Thoughts on Easter and Holy Week, from the Jericho Staff and Authors
As we did on Thanksgiving and Valentine’s Day, we took a moment to ask the Jericho staff and authors what Easter means to them this Holy week. Comment below and let us know what Easter means to you.
Heather Kopp, author of Sober Mercies:
I love Easter Sunday as much as the next Christian. But in recent years, I resonate more with the spiritual themes of Good Friday.
I don’t mean to sound flip, but since God is all-powerful, the idea that He could raise Jesus from the dead is not all that surprising.

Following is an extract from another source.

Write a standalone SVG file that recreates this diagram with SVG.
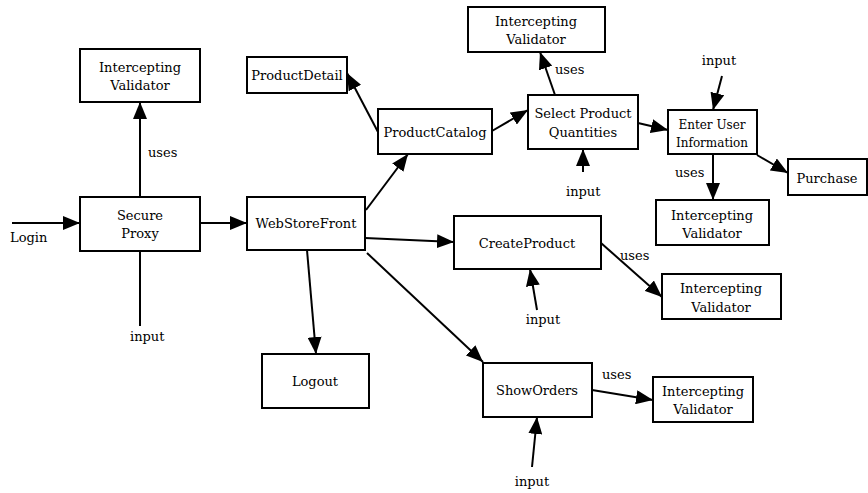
<svg xmlns="http://www.w3.org/2000/svg" width="868" height="493" viewBox="0 0 868 493">
<style>
.box{fill:#fff;stroke:#000;stroke-width:2}
.t{font-family:"DejaVu Serif",serif;font-size:13px;fill:#000}
.c{text-anchor:middle}
.sm{font-size:12px}
.edge{stroke:#000;stroke-width:2;fill:none}
.arr{marker-end:url(#ah)}
</style>
<defs>
<marker id="ah" markerUnits="userSpaceOnUse" markerWidth="17" markerHeight="14" refX="17" refY="7" orient="auto">
<path d="M0,0 L17,7 L0,14 z" fill="#000"/>
</marker>
</defs>
<rect width="868" height="493" fill="#fff"/>
<g id="connectors">
<line class="edge arr" x1="12" y1="223" x2="80" y2="223"/>
<line class="edge arr" x1="140" y1="197" x2="140" y2="102"/>
<line class="edge" x1="140" y1="326" x2="140" y2="251"/>
<line class="edge arr" x1="200" y1="223" x2="247" y2="223"/>
<line class="edge arr" x1="366" y1="210" x2="408" y2="154"/>
<line class="edge arr" x1="378" y1="132" x2="347" y2="73"/>
<line class="edge arr" x1="492" y1="131" x2="528" y2="110"/>
<line class="edge arr" x1="555" y1="95" x2="540" y2="52"/>
<line class="edge arr" x1="583" y1="172" x2="583" y2="149"/>
<line class="edge arr" x1="638" y1="123" x2="668" y2="130"/>
<line class="edge arr" x1="722" y1="76" x2="713" y2="110"/>
<line class="edge arr" x1="713" y1="154" x2="713" y2="200"/>
<line class="edge arr" x1="757" y1="155" x2="788" y2="173"/>
<line class="edge arr" x1="365" y1="238" x2="454" y2="242"/>
<line class="edge arr" x1="601" y1="243" x2="662" y2="297"/>
<line class="edge arr" x1="537" y1="310" x2="530" y2="269"/>
<line class="edge arr" x1="367" y1="253" x2="483" y2="362"/>
<line class="edge arr" x1="592" y1="390" x2="653" y2="400"/>
<line class="edge arr" x1="532" y1="467" x2="537" y2="417"/>
<line class="edge arr" x1="307" y1="250" x2="316" y2="354"/>
</g>
<g id="labels">
<text class="t" x="10" y="242">Login</text>
<text class="t" x="148" y="157">uses</text>
<text class="t" x="130" y="341">input</text>
<text class="t" x="555" y="74">uses</text>
<text class="t" x="566" y="196">input</text>
<text class="t c" x="719" y="65">input</text>
<text class="t" x="675" y="177">uses</text>
<text class="t" x="620" y="260">uses</text>
<text class="t c" x="543" y="324">input</text>
<text class="t" x="602" y="379">uses</text>
<text class="t c" x="532" y="486">input</text>
</g>
<g id="iv1"><rect class="box" x="80" y="49" width="120" height="53"/><text class="t c" x="140" y="72">Intercepting</text><text class="t c" x="140" y="90">Validator</text></g>
<g id="secureProxy"><rect class="box" x="80" y="197" width="120" height="54"/><text class="t c" x="140" y="220">Secure</text><text class="t c" x="140" y="238">Proxy</text></g>
<g id="webStoreFront"><rect class="box" x="247" y="197" width="118" height="53"/><text class="t c" x="306" y="228">WebStoreFront</text></g>
<g id="productDetail"><rect class="box" x="247" y="57" width="100" height="36"/><text class="t c" x="297" y="80">ProductDetail</text></g>
<g id="productCatalog"><rect class="box" x="378" y="109" width="114" height="45"/><text class="t c" x="435" y="137">ProductCatalog</text></g>
<g id="iv2"><rect class="box" x="468" y="7" width="137" height="45"/><text class="t c" x="536" y="26">Intercepting</text><text class="t c" x="536" y="44">Validator</text></g>
<g id="selectProductQuantities"><rect class="box" x="528" y="95" width="110" height="54"/><text class="t c" x="583" y="118">Select Product</text><text class="t c" x="583" y="137">Quantities</text></g>
<g id="enterUserInformation"><rect class="box" x="668" y="110" width="89" height="44"/><text class="t c sm" x="712" y="129">Enter User</text><text class="t c sm" x="712" y="147">Information</text></g>
<g id="iv3"><rect class="box" x="656" y="200" width="113" height="45"/><text class="t c" x="712" y="220">Intercepting</text><text class="t c" x="712" y="238">Validator</text></g>
<g id="purchase"><rect class="box" x="788" y="159" width="79" height="36"/><text class="t c" x="827" y="183">Purchase</text></g>
<g id="createProduct"><rect class="box" x="454" y="216" width="147" height="53"/><text class="t c" x="527" y="248">CreateProduct</text></g>
<g id="iv4"><rect class="box" x="662" y="274" width="119" height="45"/><text class="t c" x="721" y="293">Intercepting</text><text class="t c" x="721" y="312">Validator</text></g>
<g id="showOrders"><rect class="box" x="483" y="363" width="109" height="54"/><text class="t c" x="537" y="395">ShowOrders</text></g>
<g id="iv5"><rect class="box" x="653" y="377" width="100" height="45"/><text class="t c" x="703" y="396">Intercepting</text><text class="t c" x="703" y="414">Validator</text></g>
<g id="logout"><rect class="box" x="262" y="354" width="107" height="54"/><text class="t c" x="315" y="386">Logout</text></g>
</svg>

But the idea that God Incarnate would make himself vulnerable to his own creation—to the point of death on a cross—astonishes me.
As a recovering drunk, I’m keenly aware that I am powerless over alcohol. The idea that God once made himself as powerless as I am—so that one day I could rely on his awesome power instead of my own—seems almost too good to be true.

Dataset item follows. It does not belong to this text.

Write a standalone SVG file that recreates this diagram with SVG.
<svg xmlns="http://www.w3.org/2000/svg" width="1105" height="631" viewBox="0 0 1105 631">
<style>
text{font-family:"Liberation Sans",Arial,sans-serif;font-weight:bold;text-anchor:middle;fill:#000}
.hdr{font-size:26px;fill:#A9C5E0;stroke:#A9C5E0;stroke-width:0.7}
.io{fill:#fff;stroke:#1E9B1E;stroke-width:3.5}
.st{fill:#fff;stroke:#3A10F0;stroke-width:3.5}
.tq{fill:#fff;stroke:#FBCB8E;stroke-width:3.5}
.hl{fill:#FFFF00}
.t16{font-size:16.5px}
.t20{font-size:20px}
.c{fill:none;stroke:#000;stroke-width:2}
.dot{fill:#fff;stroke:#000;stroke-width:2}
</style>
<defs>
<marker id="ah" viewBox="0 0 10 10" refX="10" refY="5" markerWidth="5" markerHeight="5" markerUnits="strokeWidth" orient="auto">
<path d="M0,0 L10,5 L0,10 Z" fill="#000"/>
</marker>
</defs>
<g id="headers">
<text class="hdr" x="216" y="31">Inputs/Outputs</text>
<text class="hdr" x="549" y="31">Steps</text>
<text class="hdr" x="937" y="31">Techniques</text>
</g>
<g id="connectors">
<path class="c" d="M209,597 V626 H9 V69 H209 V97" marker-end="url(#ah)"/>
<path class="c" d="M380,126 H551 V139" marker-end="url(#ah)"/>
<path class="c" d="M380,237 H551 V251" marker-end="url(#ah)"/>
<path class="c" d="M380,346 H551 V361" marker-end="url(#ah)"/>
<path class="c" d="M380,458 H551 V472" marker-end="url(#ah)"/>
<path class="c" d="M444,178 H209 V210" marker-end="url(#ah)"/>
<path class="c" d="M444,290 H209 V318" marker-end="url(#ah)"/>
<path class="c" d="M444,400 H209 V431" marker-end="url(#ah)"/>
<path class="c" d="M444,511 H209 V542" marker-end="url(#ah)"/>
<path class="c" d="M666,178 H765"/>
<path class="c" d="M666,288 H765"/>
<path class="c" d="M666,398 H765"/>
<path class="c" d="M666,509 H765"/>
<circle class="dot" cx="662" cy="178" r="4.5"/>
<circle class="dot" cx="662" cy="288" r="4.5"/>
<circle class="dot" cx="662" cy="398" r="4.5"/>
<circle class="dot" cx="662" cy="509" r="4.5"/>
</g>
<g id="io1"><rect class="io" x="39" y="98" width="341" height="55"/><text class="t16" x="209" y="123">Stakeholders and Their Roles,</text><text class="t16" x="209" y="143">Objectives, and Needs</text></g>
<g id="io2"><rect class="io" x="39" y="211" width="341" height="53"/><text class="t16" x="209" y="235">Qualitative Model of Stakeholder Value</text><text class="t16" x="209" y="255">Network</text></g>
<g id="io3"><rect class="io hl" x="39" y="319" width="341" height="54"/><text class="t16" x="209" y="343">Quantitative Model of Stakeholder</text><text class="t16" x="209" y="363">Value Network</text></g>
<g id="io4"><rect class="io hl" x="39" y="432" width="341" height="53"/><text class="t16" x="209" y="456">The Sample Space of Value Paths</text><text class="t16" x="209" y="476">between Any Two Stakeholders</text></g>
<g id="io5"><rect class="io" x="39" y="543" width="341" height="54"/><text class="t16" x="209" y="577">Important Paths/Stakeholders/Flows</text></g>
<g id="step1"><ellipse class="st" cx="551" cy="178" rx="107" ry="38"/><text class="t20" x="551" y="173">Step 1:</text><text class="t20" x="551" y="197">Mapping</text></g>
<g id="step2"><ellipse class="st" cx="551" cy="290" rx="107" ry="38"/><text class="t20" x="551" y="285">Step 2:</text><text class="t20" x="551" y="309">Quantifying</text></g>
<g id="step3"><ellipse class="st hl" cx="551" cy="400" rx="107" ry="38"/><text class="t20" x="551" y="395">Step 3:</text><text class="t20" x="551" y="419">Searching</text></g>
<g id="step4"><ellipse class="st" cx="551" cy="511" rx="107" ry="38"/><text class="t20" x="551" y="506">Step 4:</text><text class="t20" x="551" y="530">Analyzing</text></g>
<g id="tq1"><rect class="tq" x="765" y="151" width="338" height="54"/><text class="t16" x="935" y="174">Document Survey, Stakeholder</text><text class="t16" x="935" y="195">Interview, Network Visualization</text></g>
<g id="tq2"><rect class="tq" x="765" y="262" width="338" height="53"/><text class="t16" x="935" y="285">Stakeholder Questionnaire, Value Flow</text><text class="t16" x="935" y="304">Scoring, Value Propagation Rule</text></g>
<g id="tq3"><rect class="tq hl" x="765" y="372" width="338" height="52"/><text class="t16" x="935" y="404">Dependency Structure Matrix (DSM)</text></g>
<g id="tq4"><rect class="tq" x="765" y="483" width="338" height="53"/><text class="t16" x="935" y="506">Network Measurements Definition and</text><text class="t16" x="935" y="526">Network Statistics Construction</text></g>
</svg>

Yet here I am sober, living proof that it’s so.
“God allows himself to be edged out of the world and onto the cross. God is weak and powerless in the world, and that is exactly the way, the only way, in which he can be with us and help us.” –Dietrich Bonhoeffer
Phil Madeira, author of God on the Rocks:
Easter is the one Sunday in the year that calls me to rise early. Mind you, I’d rather sleep in. But if I’m vigilant enough to rise, and hightail it to a favorite park before the sun gets there, I can be reminded of the Light that has been visited upon my darkness, from which I raise my mug of coffee and shout “Christ is risen!”